ISTJ is not rare — it is one of the more common types, at around 11.6% of US adults on the MBTI Manual (4th ed.) National Representative Sample, second only to ISFJ (~13.8%). Among men ISTJ is the single most common type, at around 16.4%; among women the rate drops to around 6.9%. ISTJ is heavily represented across operational, administrative, accounting, military, and engineering fields — anywhere reliable systems-maintenance and detailed follow-through is rewarded. As always, type-prevalence numbers are estimates that depend on questionnaire version and sample.
What's the difference between ISTJ and ISFJ?
Both share dominant Introverted Sensing (Si) — the deep internal archive of past experience — which is why both types are detailed, reliable, and grounded in what has worked. The difference is the auxiliary: ISTJ pairs Si with Extraverted Thinking (Te), so they tend to execute through impersonal systems, logical frameworks, and direct workflow management. ISFJ pairs Si with Extraverted Feeling (Fe), so they tend to execute through warmth, care, and attention to the emotional well-being of the people involved. In practice ISTJs are usually more comfortable being the procedural backbone; ISFJs are usually more comfortable being the relational backbone. Both are quietly indispensable in the institutions they belong to.
How do I know if I'm actually an ISTJ?
The ISTJ signature isn't 'I'm responsible and on time'. The specific pattern is dominant Si paired with auxiliary Te: do you carry an unusually detailed internal archive of how things have actually worked in your direct experience, do you find it strange when others don't honour the same standards of follow-through you naturally do, do you execute through organised external systems, and is speculative future-possibility generation (Ne) the place you most often feel out of your depth? If those describe you, ISTJ is the right hypothesis. If your reliability is more relationship-centred and warm, you may be ISFJ instead.

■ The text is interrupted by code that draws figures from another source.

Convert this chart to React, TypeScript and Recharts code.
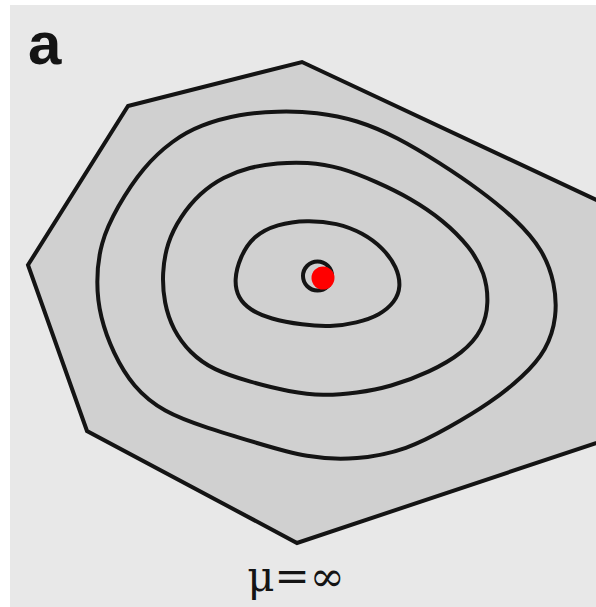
import React from 'react';
import { ScatterChart, Scatter, XAxis, YAxis } from 'recharts';

// outline of the region (right side runs past the frame)
const hull = [
  { x: 128, y: 106 }, { x: 302, y: 62 }, { x: 620, y: 211 }, { x: 620, y: 435 },
  { x: 297, y: 543 }, { x: 87, y: 431 }, { x: 28, y: 265 },
];

const level1 = [
  { x: 253, y: 236 }, { x: 277, y: 224 }, { x: 307, y: 220 }, { x: 337, y: 223 }, { x: 363, y: 233 },
  { x: 383, y: 248 }, { x: 397, y: 267 }, { x: 401, y: 287 }, { x: 395, y: 302 }, { x: 380, y: 315 },
  { x: 357, y: 323 }, { x: 330, y: 327 }, { x: 303, y: 325 }, { x: 270, y: 319 }, { x: 250, y: 310 },
  { x: 238, y: 298 }, { x: 234, y: 280 }, { x: 240, y: 257 },
];

const level2 = [
  { x: 223, y: 177 }, { x: 250, y: 167 }, { x: 277, y: 163 }, { x: 307, y: 162 }, { x: 340, y: 167 },
  { x: 377, y: 182 }, { x: 410, y: 198 }, { x: 443, y: 220 }, { x: 470, y: 247 }, { x: 485, y: 273 },
  { x: 489, y: 303 }, { x: 483, y: 330 }, { x: 463, y: 353 }, { x: 430, y: 372 }, { x: 390, y: 387 },
  { x: 357, y: 393 }, { x: 323, y: 396 }, { x: 290, y: 392 }, { x: 250, y: 382 }, { x: 213, y: 370 },
  { x: 190, y: 353 }, { x: 173, y: 330 }, { x: 164, y: 303 }, { x: 162, y: 273 }, { x: 167, y: 243 },
  { x: 180, y: 217 }, { x: 200, y: 193 },
];

const level3 = [
  { x: 173, y: 140 }, { x: 200, y: 125 }, { x: 240, y: 114 }, { x: 277, y: 111 }, { x: 317, y: 112 },
  { x: 357, y: 120 }, { x: 397, y: 137 }, { x: 440, y: 163 }, { x: 480, y: 190 }, { x: 517, y: 220 },
  { x: 543, y: 250 }, { x: 555, y: 283 }, { x: 557, y: 317 }, { x: 547, y: 350 }, { x: 523, y: 377 },
  { x: 490, y: 403 }, { x: 450, y: 427 }, { x: 407, y: 450 }, { x: 357, y: 460 }, { x: 307, y: 458 },
  { x: 257, y: 443 }, { x: 207, y: 428 }, { x: 163, y: 412 }, { x: 133, y: 387 }, { x: 113, y: 353 },
  { x: 100, y: 317 }, { x: 96, y: 283 }, { x: 100, y: 243 }, { x: 117, y: 207 }, { x: 143, y: 167 },
];

const innerRing = [{ x: 317.5, y: 276 }];
const optimum = [{ x: 323, y: 278 }];

const STROKE = '#141414';
const W = 4;
const noDot = () => null;

export default function App() {
  return (
    <div style={{ position: 'absolute', left: 0, top: 0, width: 596, height: 607, background: '#fff', overflow: 'hidden' }}>
      <div style={{ position: 'absolute', left: 10, top: 5, width: 586, height: 602, background: '#e8e8e8' }} />
      <div style={{ position: 'absolute', left: 0, top: 0 }}>
        <ScatterChart width={596} height={607} margin={{ top: 0, right: 0, bottom: 0, left: 0 }}>
          <XAxis type="number" dataKey="x" domain={[0, 596]} hide allowDataOverflow />
          <YAxis type="number" dataKey="y" domain={[0, 607]} reversed hide allowDataOverflow />
          <Scatter data={hull} line={{ stroke: STROKE, strokeWidth: W, fill: '#d0d0d0', strokeLinejoin: 'miter' }} lineJointType="linearClosed" shape={noDot} isAnimationActive={false} />
          <Scatter data={level3} line={{ stroke: STROKE, strokeWidth: W }} lineJointType="basisClosed" shape={noDot} isAnimationActive={false} />
          <Scatter data={level2} line={{ stroke: STROKE, strokeWidth: W }} lineJointType="basisClosed" shape={noDot} isAnimationActive={false} />
          <Scatter data={level1} line={{ stroke: STROKE, strokeWidth: W }} lineJointType="basisClosed" shape={noDot} isAnimationActive={false} />
          <Scatter
            data={innerRing}
            isAnimationActive={false}
            shape={(p: any) => <circle cx={p.cx} cy={p.cy} r={14.5} fill="none" stroke={STROKE} strokeWidth={W} />}
          />
          <Scatter
            data={optimum}
            isAnimationActive={false}
            shape={(p: any) => <circle cx={p.cx} cy={p.cy} r={11.5} fill="#ff0000" />}
          />
        </ScatterChart>
      </div>
      <svg width={596} height={607} style={{ position: 'absolute', left: 0, top: 0, pointerEvents: 'none' }}>
        <text x={28} y={64} fontFamily="'Liberation Sans', Arial, sans-serif" fontWeight="bold" fontSize={60} fill="#141414">a</text>
        <text x={296} y={591} textAnchor="middle" fontFamily="'DejaVu Serif', 'Liberation Serif', serif" fontSize={42} fill="#141414">μ=∞</text>
      </svg>
    </div>
  );
}
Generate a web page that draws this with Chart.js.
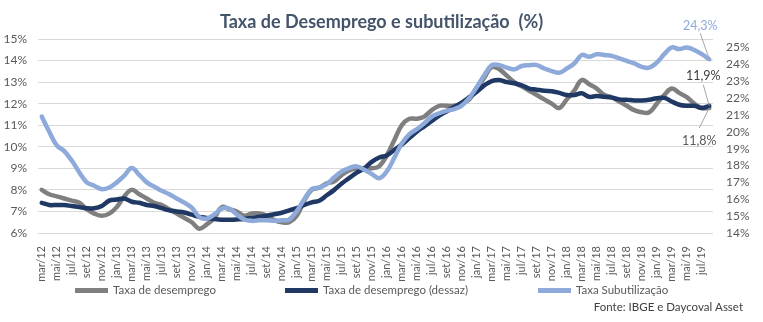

Are ISTJs really 'boring' or rigid?
The stereotype gets ISTJs wrong. Dominant Si is one of the most underrated cognitive functions — the deep internal archive of past experience produces unusually grounded judgement, dry humour, and a kind of unshowy reliability that holds entire institutions together. ISTJs can be rigid when stress pushes them into looped Si — defending an established way of doing things past its useful life — but the underlying engine is closer to 'careful' than to 'rigid'. Many of the most quietly capable people in any community are ISTJs, and the boring stereotype is mostly a complaint by people who confuse the absence of performative novelty with the absence of depth.